Overload Subscript Operator in C++

This article will demonstrate how to overload subscript/index operator in C++.

Overload Subscript Operator Using the operator[] Notation in C++

Operator overloading is a powerful feature of the C++ language. It gives the programmer the facilities to redefine the meaning of existing operators for any user-defined classes. Essentially, overloaded operators are functions and are defined as such, except that they have special names. The names must start with the prefix operator followed by the operator symbol that’s being overloaded.

Generally, operator overload functions have the same number of parameters as the given operator’s operands.

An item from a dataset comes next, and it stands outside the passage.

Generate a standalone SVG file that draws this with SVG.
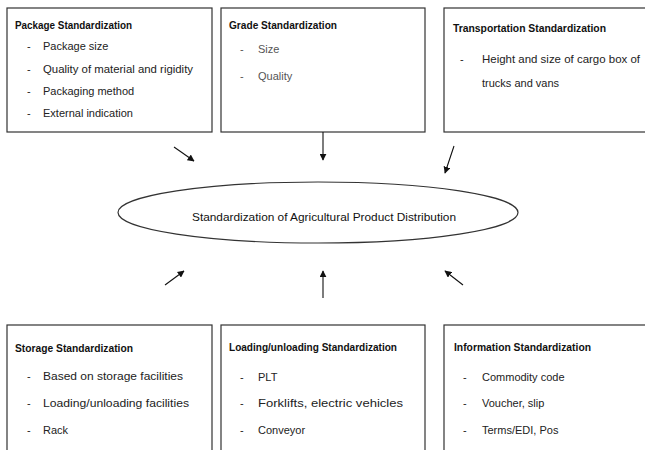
<svg xmlns="http://www.w3.org/2000/svg" width="645" height="450" viewBox="0 0 645 450">
<defs>
<style>
.box{fill:#fff;stroke:#333;stroke-width:1.2}
.t{font-family:"Liberation Sans",Arial,sans-serif;font-size:11.5px;font-weight:bold;fill:#111}
.i{font-family:"Liberation Sans",Arial,sans-serif;font-size:11px;fill:#222}
.g{fill:#555}
.c{stroke:#111;stroke-width:1.1;fill:none;marker-end:url(#ah)}
</style>
<marker id="ah" viewBox="0 0 10 10" refX="9" refY="5" markerWidth="7" markerHeight="7" markerUnits="userSpaceOnUse" orient="auto">
<path d="M0,0 L10,5 L0,10 z" fill="#111"/>
</marker>
</defs>
<rect width="645" height="450" fill="#fff"/>
<g id="package">
<rect class="box" x="7" y="8" width="205" height="124"/>
<text class="t" x="15" y="29" textLength="117" lengthAdjust="spacingAndGlyphs">Package Standardization</text>
<text class="i" x="27" y="50">-</text><text class="i" x="43" y="50">Package size</text>
<text class="i" x="27" y="73">-</text><text class="i" x="43" y="73" textLength="150" lengthAdjust="spacingAndGlyphs">Quality of material and rigidity</text>
<text class="i" x="27" y="95">-</text><text class="i" x="43" y="95">Packaging method</text>
<text class="i" x="27" y="117">-</text><text class="i" x="43" y="117">External indication</text>
</g>
<g id="grade">
<rect class="box" x="221" y="8" width="204" height="124"/>
<text class="t" x="229" y="29" textLength="108" lengthAdjust="spacingAndGlyphs">Grade Standardization</text>
<text class="i g" x="240" y="53">-</text><text class="i g" x="258" y="53">Size</text>
<text class="i g" x="240" y="80">-</text><text class="i g" x="258" y="80">Quality</text>
</g>
<g id="transport">
<rect class="box" x="444" y="8" width="210" height="124"/>
<text class="t" x="453" y="32" textLength="153" lengthAdjust="spacingAndGlyphs">Transportation Standardization</text>
<text class="i" x="460" y="63">-</text><text class="i" x="482" y="63" textLength="158" lengthAdjust="spacingAndGlyphs">Height and size of cargo box of</text>
<text class="i" x="482" y="87">trucks and vans</text>
</g>
<g id="center">
<ellipse cx="318" cy="212.5" rx="200" ry="30.5" fill="#fff" stroke="#333" stroke-width="1.2"/>
<text class="i" x="192" y="221" textLength="264" lengthAdjust="spacingAndGlyphs" style="fill:#111">Standardization of Agricultural Product Distribution</text>
</g>
<g id="storage">
<rect class="box" x="7" y="325" width="205" height="135"/>
<text class="t" x="15" y="352" textLength="118" lengthAdjust="spacingAndGlyphs">Storage Standardization</text>
<text class="i" x="27" y="380">-</text><text class="i" x="43" y="380" textLength="140" lengthAdjust="spacingAndGlyphs">Based on storage facilities</text>
<text class="i" x="27" y="407">-</text><text class="i" x="43" y="407" textLength="146" lengthAdjust="spacingAndGlyphs">Loading/unloading facilities</text>
<text class="i" x="27" y="434">-</text><text class="i" x="43" y="434">Rack</text>
</g>
<g id="loading">
<rect class="box" x="221" y="325" width="204" height="135"/>
<text class="t" x="229" y="351" textLength="168" lengthAdjust="spacingAndGlyphs">Loading/unloading Standardization</text>
<text class="i" x="240" y="381">-</text><text class="i" x="258" y="381">PLT</text>
<text class="i" x="240" y="407">-</text><text class="i" x="258" y="407" textLength="145" lengthAdjust="spacingAndGlyphs">Forklifts, electric vehicles</text>
<text class="i" x="240" y="434">-</text><text class="i" x="258" y="434">Conveyor</text>
</g>
<g id="information">
<rect class="box" x="444" y="325" width="210" height="135"/>
<text class="t" x="454" y="351" textLength="137" lengthAdjust="spacingAndGlyphs">Information Standardization</text>
<text class="i" x="463" y="381">-</text><text class="i" x="482" y="381">Commodity code</text>
<text class="i" x="463" y="407">-</text><text class="i" x="482" y="407">Voucher, slip</text>
<text class="i" x="463" y="434">-</text><text class="i" x="482" y="434">Terms/EDI, Pos</text>
</g>
<g id="connectors">
<line class="c" x1="174" y1="147" x2="194" y2="161"/>
<line class="c" x1="323" y1="132" x2="323" y2="160"/>
<line class="c" x1="454" y1="146" x2="445" y2="173"/>
<line class="c" x1="165" y1="285" x2="184" y2="271"/>
<line class="c" x1="323" y1="298" x2="323" y2="271"/>
<line class="c" x1="463" y1="285" x2="445" y2="271"/>
</g>
</svg>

So, our subscript operator overload will accept two parameters. The following example code demonstrates a MyClass class implementation which has the operator[] member function that conducts an element access operation on the internal vector structure and returns the reference to the element. MyClass is basically the wrapper class around the std::vector container and provides several member functions for the sake of demonstration.

Notice that the operator[] member function has one parameter as the usual subscript operator. Mind though, when the operator function is declared as a member function, it has the first parameter bound to implicit this pointer. Thus, we can have one less parameter than the operands for operator overloads declared as member functions.

#include <iostream>
#include <string>
#include <vector>

using std::cout; using std::cin;
using std::endl; using std::string;
using std::vector;

template<typename T>
class MyClass {
public:
    MyClass() = default;
    explicit MyClass(const T &data) {
        vec.push_back(data);
    };
    MyClass(std::initializer_list<T> list) {
        vec.insert(vec.end(), list.begin(), list.end());
    };

    void push_back(const T &data) {
        vec.push_back(data);
    };

    void pop_back() {
        vec.pop_back();
    };

    size_t size() {
        return vec.size();
    };

    T &operator[](size_t pos) {
        return vec.at(pos);
    };

    const T &operator[](size_t pos) const {
        return vec.at(pos);
    };

private:
    vector<T> vec;
    string name;
};

int main() {
    MyClass<string> m1 = { "top",
                           "mop",
                           "gop",
                           "sop" };

    for (size_t i = 0; i < m1.size(); ++i) {
        cout << m1[i] << endl;
    }

    cout << "/ ------------------- /" << endl;

    m1.pop_back();
    m1.pop_back();

    for (size_t i = 0; i < m1.size(); ++i) {
        cout << m1[i] << endl;
    }

    return EXIT_SUCCESS;
}

Output:

top
mop
gop
sop
/ ------------------- /
top
mop

Note that some operators must be overloaded as the member function, and one of them is a subscript operator. The operator[] function is recommended to have a similar meaning as the built-in operator, which retrieves the element by the given position. The subscript overload should return a reference to be used on both sides of the assignment. It’s also important to define two versions of the operator[] function, one for non-const objects and the other for const objects, since we don’t want the returned reference to be assignable when the object itself is const qualified.